Poor SQL Performance

  • I'm hoping some folks might be able to help out with a poor performance situation for our SQL server.

    We recently did a major system upgrade from SQL 2008 and Windows 2008 and Xenserver to:

    SQL 2012 R2 (build 11.0.6020) 21GB max memory, 24GB total

    Windows Server 2012 R2

    Xenserver 6.5 (build 6.5.2.2477)

    After upgrading we are getting user complaints and noticeable slowness\time outs at our more peak times of use. Looking at DMV's most of our wait times center around the following:

    BACKUPIO

    WRITELOG

    ASYNC IO COMPLETION

    Looking at the virtual file stats DMV I am noticing read and write latency across multiple files:

    Master DB Log File - Read Latency 191ms, Write Latency 8ms

    Temp DB Data File - Read Latency 21 ms, Write Latency 98ms

    Production DB Data File - Read Latency 121ms, Write Latency 38ms

    Production DB Log File - Ready Latency 331ms, Write Latency 12ms

    The data and log files are on separate RAID 10 disk groups on the SAN - however the tempdb currently resides in the same disk group as the data drive does - however we don't have another disk group to allocate tempdb to - only other option would be the disk group where all the server OS's are located.

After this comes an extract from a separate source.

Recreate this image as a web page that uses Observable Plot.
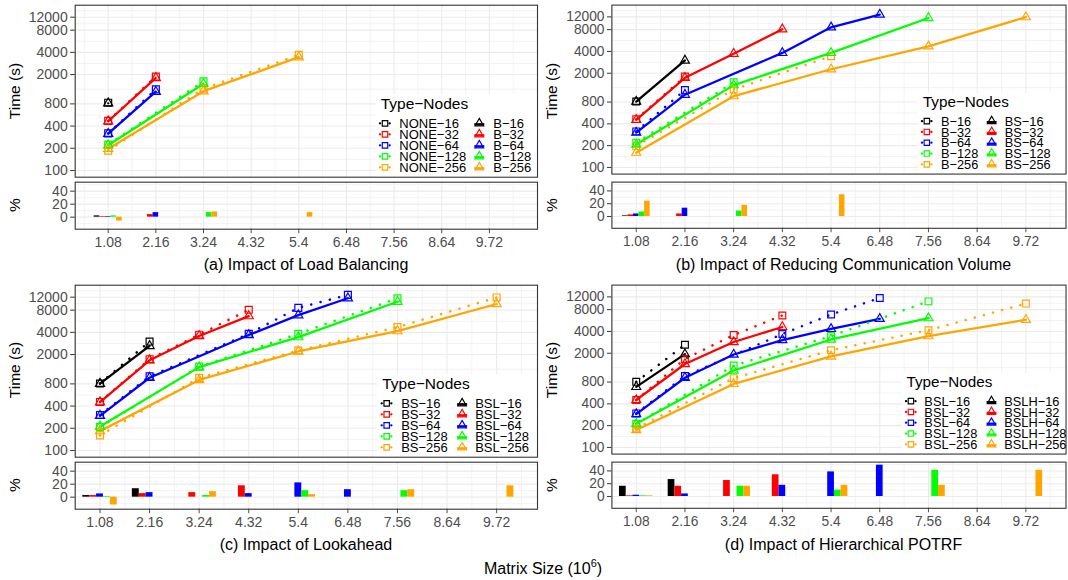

    I'm looking for some advice to narrow down where the problem might be at - whether SQL or SAN/Citrix Performance Issues.

    Thanks,

  • j21283 (5/25/2016)


    I'm hoping some folks might be able to help out with a poor performance situation for our SQL server.

    We recently did a major system upgrade from SQL 2008 and Windows 2008 and Xenserver to:

    SQL 2012 R2 (build 11.0.6020) 21GB max memory, 24GB total

    Windows Server 2012 R2

    Xenserver 6.5 (build 6.5.2.2477)

    After upgrading we are getting user complaints and noticeable slowness\time outs at our more peak times of use. Looking at DMV's most of our wait times center around the following:

    BACKUPIO

    WRITELOG

    ASYNC IO COMPLETION

    Looking at the virtual file stats DMV I am noticing read and write latency across multiple files:

    Master DB Log File - Read Latency 191ms, Write Latency 8ms

    Temp DB Data File - Read Latency 21 ms, Write Latency 98ms

    Production DB Data File - Read Latency 121ms, Write Latency 38ms

    Production DB Log File - Ready Latency 331ms, Write Latency 12ms

    The data and log files are on separate RAID 10 disk groups on the SAN - however the tempdb currently resides in the same disk group as the data drive does - however we don't have another disk group to allocate tempdb to - only other option would be the disk group where all the server OS's are located.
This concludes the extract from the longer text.